If attributes can occur more than once, you might even want to
serialize the whole object as some text format (yaml, xml, etc)
instead.





Re: Schema design question

From
"Andrej Ricnik-Bay"
Date:
On 29/03/2008, Ben <bench@silentmedia.com> wrote:
> I'm working on a project which requires me to keep track of objects,
>  each of which can have an arbitrary number of attributes. Although
>  there will be many attributes that an object can have, the data types
>  of those attributes won't be all that varried (int, float, text,
>  boolean, date, etc.).

And a somewhat unorthodox suggestion for the list ... would it
be worthwhile considering a different storage mechanism all
together, like maybe an LDAP directory type of thing?  The query
language is admittedly very limited.

Cheers,
Andrej

--
Please don't top post, and don't use HTML e-Mail :}  Make your quotes concise.

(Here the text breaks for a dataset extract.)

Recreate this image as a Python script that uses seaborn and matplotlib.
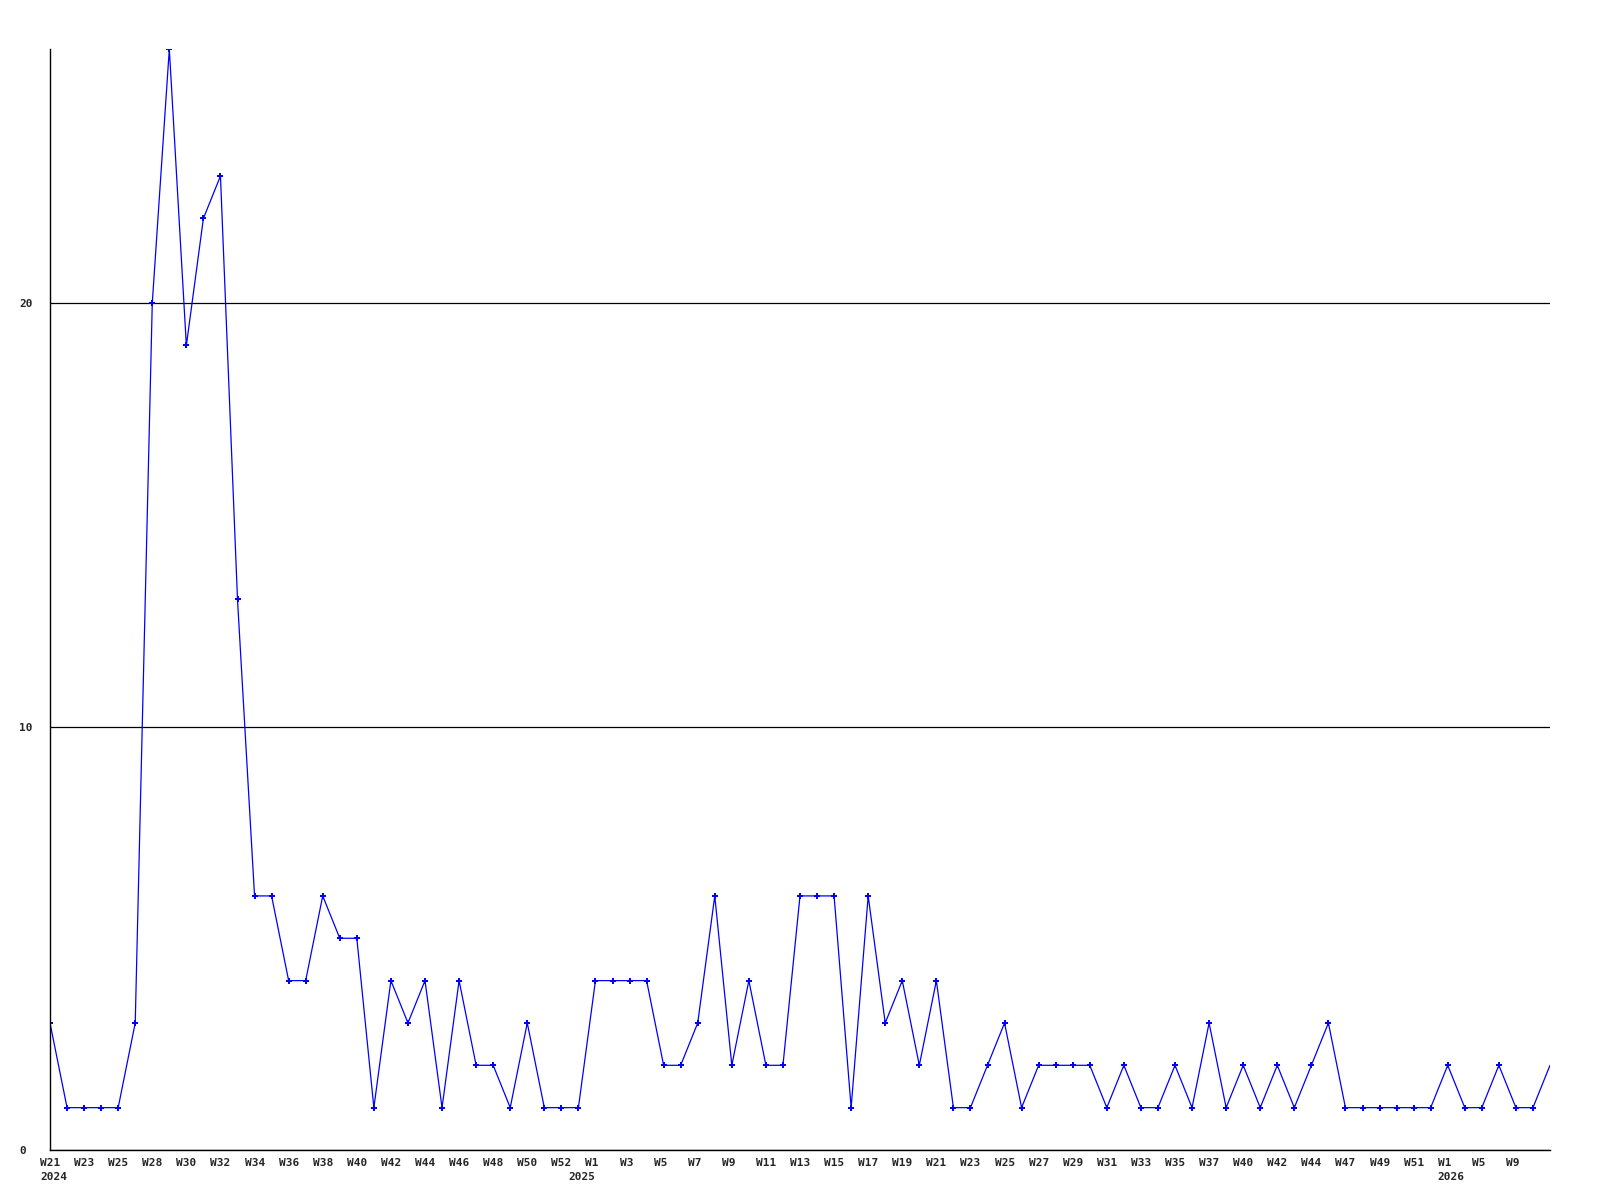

http://www.american.edu/econ/notes/htmlmail.htm

Re: Schema design question

From
Ben
Date:
On Tue, 1 Apr 2008, Andrej Ricnik-Bay wrote:

> On 29/03/2008, Ben <bench@silentmedia.com> wrote:
>> I'm working on a project which requires me to keep track of objects,
>>  each of which can have an arbitrary number of attributes. Although
>>  there will be many attributes that an object can have, the data types
>>  of those attributes won't be all that varried (int, float, text,
>>  boolean, date, etc.).
>
> And a somewhat unorthodox suggestion for the list ... would it
> be worthwhile considering a different storage mechanism all
> together, like maybe an LDAP directory type of thing?  The query
> language is admittedly very limited.

Hm.... worthwhile for some, perhaps, but not for this project. This is
only a small part of a much larger whole, most of which fits quite well
into SQL. Thanks though! I think I'm leaning towards the
one-table-with-many-columns approach, as it seems to require the simpliest
set of constraints while still giving me type-safety.